Climate activist Greta Thunberg rages at world leaders at UN summit

Climate

Greta Thunberg and other youth climate activists filed an official complaint on Monday under the Convention on the Rights of the Child, calling for leaders to protect children from the perils of climate change.

“The world signed a contract between generations that the present world would leave a world worth inheriting to the future. And today, I want to tell the world you, you are defaulting on that contract and we’re here to collect,” said U.S. teen climate activist Alexandria Villasenor.

“They promised to protect our rights and they have not done that,” said Thunberg.

Days after millions of young people took to the streets worldwide to demand emergency action on climate change, leaders gathered at the United Nations on Monday to try to inject fresh momentum into stalling efforts to curb carbon emissions.

After her speech, Thunberg happened to be in the lobby of the United Nations as President Donald Trump arrived — and news cameras from around the world captured the instantly memeworthy expression on her face as he walked by.

Trump was only at the climate summit for about 14 minutes, according to the White House pool report, and did not make any formal statement.

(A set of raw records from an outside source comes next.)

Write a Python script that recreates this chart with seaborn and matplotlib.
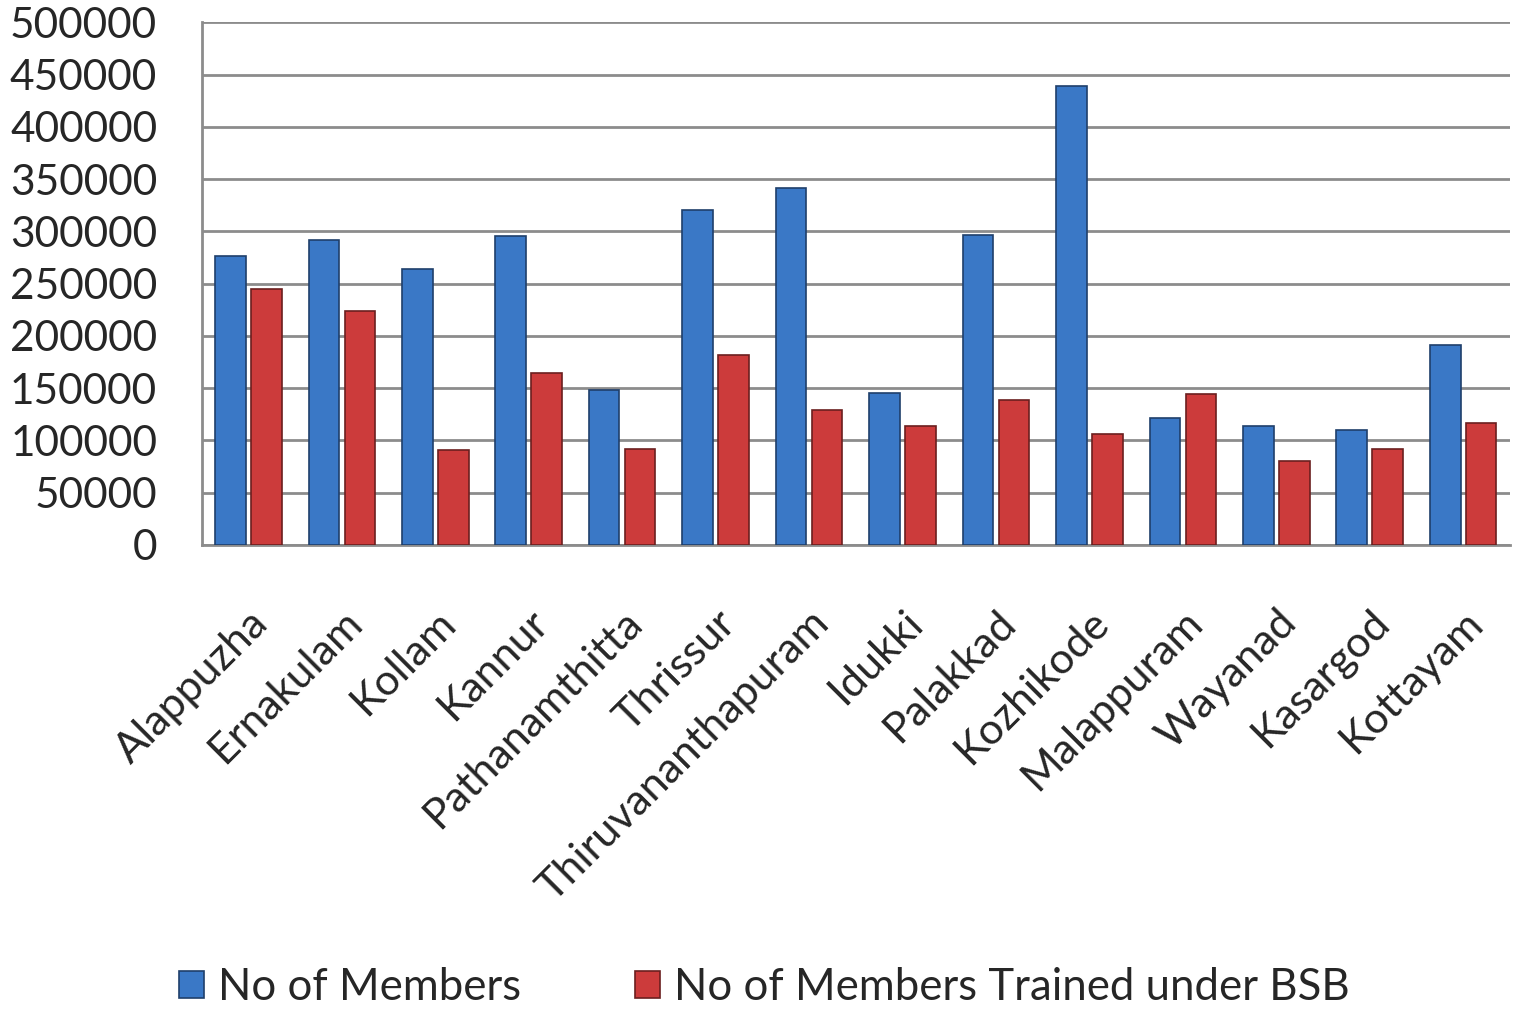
import matplotlib
matplotlib.use("Agg")
import matplotlib.pyplot as plt
from matplotlib.patches import Patch
import seaborn as sns
import pandas as pd

districts = ["Alappuzha", "Ernakulam", "Kollam", "Kannur", "Pathanamthitta", "Thrissur",
             "Thiruvananthapuram", "Idukki", "Palakkad", "Kozhikode", "Malappuram",
             "Wayanad", "Kasargod", "Kottayam"]
members = [276000, 291500, 263500, 295500, 148000, 320000, 341000, 145000, 296000,
           439000, 121000, 113500, 110000, 191000]
trained = [244500, 223500, 91000, 164000, 91500, 181500, 129000, 114000, 138500,
           106000, 144500, 80500, 92000, 116500]
series_names = ["No of Members", "No of Members Trained under BSB"]
yticks = [0, 50000, 100000, 150000, 200000, 250000, 300000, 350000, 400000, 450000, 500000]

df = pd.DataFrame({
    "District": districts * 2,
    "Value": members + trained,
    "Series": [series_names[0]] * len(districts) + [series_names[1]] * len(districts),
})

sns.set_style("white")
plt.rcParams["font.family"] = ["Lato", "DejaVu Sans"]

fig = plt.figure(figsize=(15.16, 10.11), dpi=100)
ax = fig.add_axes([0.133, 0.461, 0.863, 0.517])

colors = ["#3a78c6", "#cc3b3b"]
edges = ["#1f3f6b", "#6b1f1f"]
sns.barplot(data=df, x="District", y="Value", hue="Series", palette=colors,
            width=0.77, gap=0.15, ax=ax, legend=False, saturation=1)

for bars, ec in zip(ax.containers, edges):
    for b in bars:
        b.set_edgecolor(ec)
        b.set_linewidth(1.2)
        b.set_zorder(3)

ax.set_ylim(0, 500000)
ax.set_xlim(-0.5, len(districts) - 0.5)
ax.set_yticks(yticks)
ax.set_yticklabels([str(t) for t in yticks], fontsize=30.5)
ax.yaxis.grid(True, color="#8c8c8c", linewidth=2, zorder=0)
ax.set_axisbelow(True)
ax.tick_params(axis="y", length=0, pad=32)
ax.tick_params(axis="x", length=0, pad=42)
ax.set_xticks(range(len(districts)))
ax.set_xticklabels(districts, rotation=45, ha="right", rotation_mode="anchor", fontsize=31)
ax.set_xlabel("")
ax.set_ylabel("")

for side in ["top", "right"]:
    ax.spines[side].set_visible(False)
for side in ["left", "bottom"]:
    ax.spines[side].set_color("#8c8c8c")
    ax.spines[side].set_linewidth(2)

handles = [Patch(facecolor=c, edgecolor=e, linewidth=1.2) for c, e in zip(colors, edges)]
fig.legend(handles, series_names, loc="center", bbox_to_anchor=(0.504, 0.023), ncol=2,
           frameon=False, fontsize=31.5, handlelength=0.57, handleheight=0.57,
           handletextpad=0.32, columnspacing=2.6)

fig.savefig("out.png", dpi=100)
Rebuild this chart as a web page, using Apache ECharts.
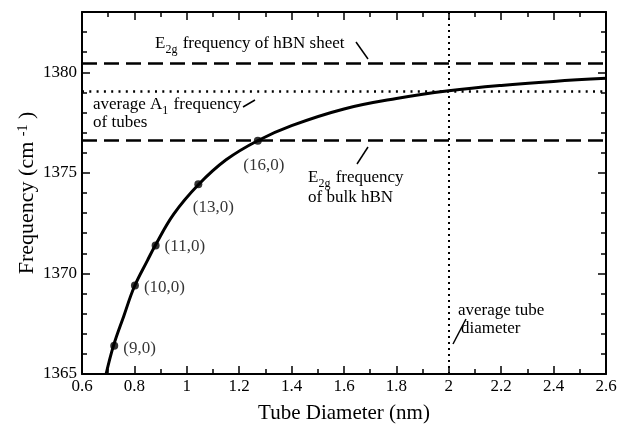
<!DOCTYPE html>
<html>
<head>
<meta charset="utf-8">
<script src="https://cdn.jsdelivr.net/npm/echarts@6/dist/echarts.min.js"></script>
<style>
  html, body { margin: 0; padding: 0; background: #fff; }
  #main { width: 621px; height: 429px; }
</style>
</head>
<body>
<div id="main"></div>
<script>
// curve
var curveDiameter = [0.692, 0.72, 0.76, 0.80, 0.85, 0.88, 0.95, 1.044, 1.15, 1.27, 1.4, 1.6, 1.8, 2.0, 2.2, 2.4, 2.6];
var curveFreq = [1365.0, 1366.4, 1367.9, 1369.35, 1370.65, 1371.4, 1372.95, 1374.41, 1375.65, 1376.6, 1377.35, 1378.18, 1378.7, 1379.08, 1379.35, 1379.55, 1379.7];

// zigzag tubes
var tubeNames = ['(9,0)', '(10,0)', '(11,0)', '(13,0)', '(16,0)'];
var tubeDiameter = [0.723, 0.802, 0.881, 1.044, 1.271];
var tubeFreq = [1366.4, 1369.4, 1371.39, 1374.43, 1376.6];

// reference lines
var sheetFreq = 1380.43;
var avgA1Freq = 1379.08;
var bulkFreq = 1376.6;
var avgDiameter = 2.0;

var FONT = 'Liberation Serif';
var chart = echarts.init(document.getElementById('main'));

function pairs(xs, ys) {
  return xs.map(function (x, i) { return [x, ys[i]]; });
}

// where each tube label sits
var labelPlace = [
  { position: 'right', offset: [0, 3] },
  { position: 'right', offset: [0, 2] },
  { position: 'right', offset: [0, 1] },
  { position: 'bottom', offset: [15, 6] },
  { position: 'bottom', offset: [6, 7] }
];
var tubeData = tubeNames.map(function (n, i) {
  return {
    name: n,
    value: [tubeDiameter[i], tubeFreq[i]],
    label: { show: true, formatter: n, position: labelPlace[i].position, offset: labelPlace[i].offset, distance: 5 }
  };
});

var xCommon = {
  type: 'value', min: 0.6, max: 2.6, interval: 0.2,
  axisLine: { show: true, onZero: false, lineStyle: { color: '#000', width: 2 } },
  axisTick: { show: true, inside: true, length: 8, lineStyle: { color: '#000', width: 1.5 } },
  minorTick: { show: true, splitNumber: 2, length: 5, lineStyle: { color: '#000', width: 1.5 } },
  splitLine: { show: false }
};
var yCommon = {
  type: 'value', min: 1365, max: 1383, interval: 5,
  axisLine: { show: true, onZero: false, lineStyle: { color: '#000', width: 2 } },
  axisTick: { show: true, inside: true, length: 8, lineStyle: { color: '#000', width: 1.5 } },
  minorTick: { show: true, splitNumber: 5, length: 5, lineStyle: { color: '#000', width: 1.5 } },
  splitLine: { show: false }
};

// text with subscripts, built from pieces measured on a canvas
var measure = document.createElement('canvas').getContext('2d');
function subNote(x, y, parts) {
  var out = [];
  var cx = x;
  parts.forEach(function (p) {
    var isSub = p[1] === 's';
    var font = (isSub ? '12px ' : '17px ') + FONT;
    measure.font = font;
    out.push({ type: 'text', x: cx, y: isSub ? y + 9 : y, z: 10, style: { text: p[0], fill: '#000', font: font } });
    cx += measure.measureText(p[0]).width + (isSub ? 1 : 0);
  });
  return out;
}
function plain(x, y, text) {
  return { type: 'text', x: x, y: y, z: 10, style: { text: text, fill: '#000', font: '17px ' + FONT } };
}
function leader(x1, y1, x2, y2) {
  return { type: 'line', z: 10, shape: { x1: x1, y1: y1, x2: x2, y2: y2 }, style: { stroke: '#000', lineWidth: 1.5 } };
}

var option = {
  backgroundColor: '#fff',
  animation: false,
  grid: { left: 82, right: 15, top: 12, bottom: 51, containLabel: false },
  xAxis: [
    Object.assign({}, xCommon, {
      position: 'bottom',
      name: 'Tube Diameter (nm)', nameLocation: 'middle', nameGap: 29,
      nameTextStyle: { fontFamily: FONT, fontSize: 21, color: '#000' },
      axisLabel: { show: true, margin: 4, fontFamily: FONT, fontSize: 17, color: '#000' }
    }),
    Object.assign({}, xCommon, { position: 'top', axisLabel: { show: false } })
  ],
  yAxis: [
    Object.assign({}, yCommon, {
      position: 'left',
      name: '{a|Frequency (cm }{sup|-1}{a| )}', nameLocation: 'middle', nameGap: 44,
      nameMoveOverlap: false,
      nameTextStyle: {
        rich: {
          a: { fontFamily: FONT, fontSize: 22, color: '#000', lineHeight: 22, verticalAlign: 'bottom' },
          sup: { fontFamily: FONT, fontSize: 14, color: '#000', lineHeight: 14, verticalAlign: 'top', padding: [0, 0, 12, 0] }
        }
      },
      axisLabel: {
        show: true, margin: 5, fontFamily: FONT, fontSize: 17, color: '#000',
        formatter: function (v) { return v % 5 === 0 ? String(v) : ''; }
      }
    }),
    Object.assign({}, yCommon, { position: 'right', axisLabel: { show: false } })
  ],
  series: [
    {
      type: 'line', name: 'refs', data: [], silent: true,
      markLine: {
        silent: true, symbol: 'none', label: { show: false }, animation: false,
        data: [
          { yAxis: sheetFreq, lineStyle: { color: '#000', width: 2.5, type: [15, 7] } },
          { yAxis: avgA1Freq, lineStyle: { color: '#000', width: 2.5, type: [2, 5.3] } },
          { yAxis: bulkFreq, lineStyle: { color: '#000', width: 2.5, type: [15, 7] } },
          { xAxis: avgDiameter, lineStyle: { color: '#000', width: 2, type: [2, 4] } }
        ]
      }
    },
    {
      type: 'line', name: 'curve', data: pairs(curveDiameter, curveFreq),
      showSymbol: false, smooth: 0.4, clip: true, z: 3,
      lineStyle: { color: '#000', width: 3 }
    },
    {
      type: 'scatter', name: 'tubes', data: tubeData, z: 4,
      symbol: 'circle', symbolSize: 8,
      itemStyle: { color: '#000' },
      label: { fontFamily: FONT, fontSize: 17, color: '#000' }
    }
  ],
  graphic: [].concat(
    subNote(155, 35, [['E', 'n'], ['2g', 's'], [' frequency of hBN sheet', 'n']]),
    [leader(356, 42, 368, 59)],
    subNote(93, 96, [['average A', 'n'], ['1', 's'], [' frequency', 'n']]),
    [plain(93, 114, 'of tubes'), leader(243, 107, 255, 100)],
    subNote(308, 169, [['E', 'n'], ['2g', 's'], [' frequency', 'n']]),
    [
      plain(308, 189, 'of bulk hBN'),
      leader(368, 147, 357, 164),
      plain(458, 302, 'average tube'),
      plain(461, 320, 'diameter'),
      leader(466, 319, 453, 344)
    ]
  )
};

chart.setOption(option);
</script>
</body>
</html>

Trump has questioned his own government’s climate scientists, vowed to withdraw the US from the main global climate agreement, the Paris climate accord, and his administration has rolled back dozens of climate rules and initiatives.

International donors agreed on Monday to free up more than $500 million in aid to protect tropical rainforests, including the Amazon where wildfires are raging, France’s president said on Monday (September 23) at a U.N. meeting shunned by Brazil.

The Brazilian Amazon is facing its worst spate of forest fires since 2010, prompting a global outcry and worries that destruction of parts of the world’s largest rainforest could hurt demand for Brazil’s exports.

Leaders of the Group of Seven wealthy nations in August offered $20 million of emergency aid to help fight Amazon fires, a gesture Brazil at the time criticized as colonialist.

French President Emmanuel Macron had called for a wider alliance to protect rainforests worldwide using the United Nations General Assembly as a platform to garner support.

France, Chile and Colombia met on the sidelines of the annual gathering of world leaders on Monday, despite the absence of Brazilian President Jair Bolsonaro, a climate change skeptic who is promoting development in the Amazon region.

“Everybody thinks ‘How are you going to do this without Brazil?’” Macron said during a speech. “Brazil is welcome and I think everyone wants to work with Brazil (…) It will come, it takes a very inclusive approach.”

Macron hit back at Bolsonaro’s accusations that Paris had no role to play, saying that French Guiana, a French overseas territory in South America, shared a more than 700-kilometer border with Brazil, making it a player in protecting rainforests.

France would contribute $100 million out of $500 million in the package, Macron said. Germany, Britain and the European Union were also among the contributors to investments in biodiversity preservation and lasting development.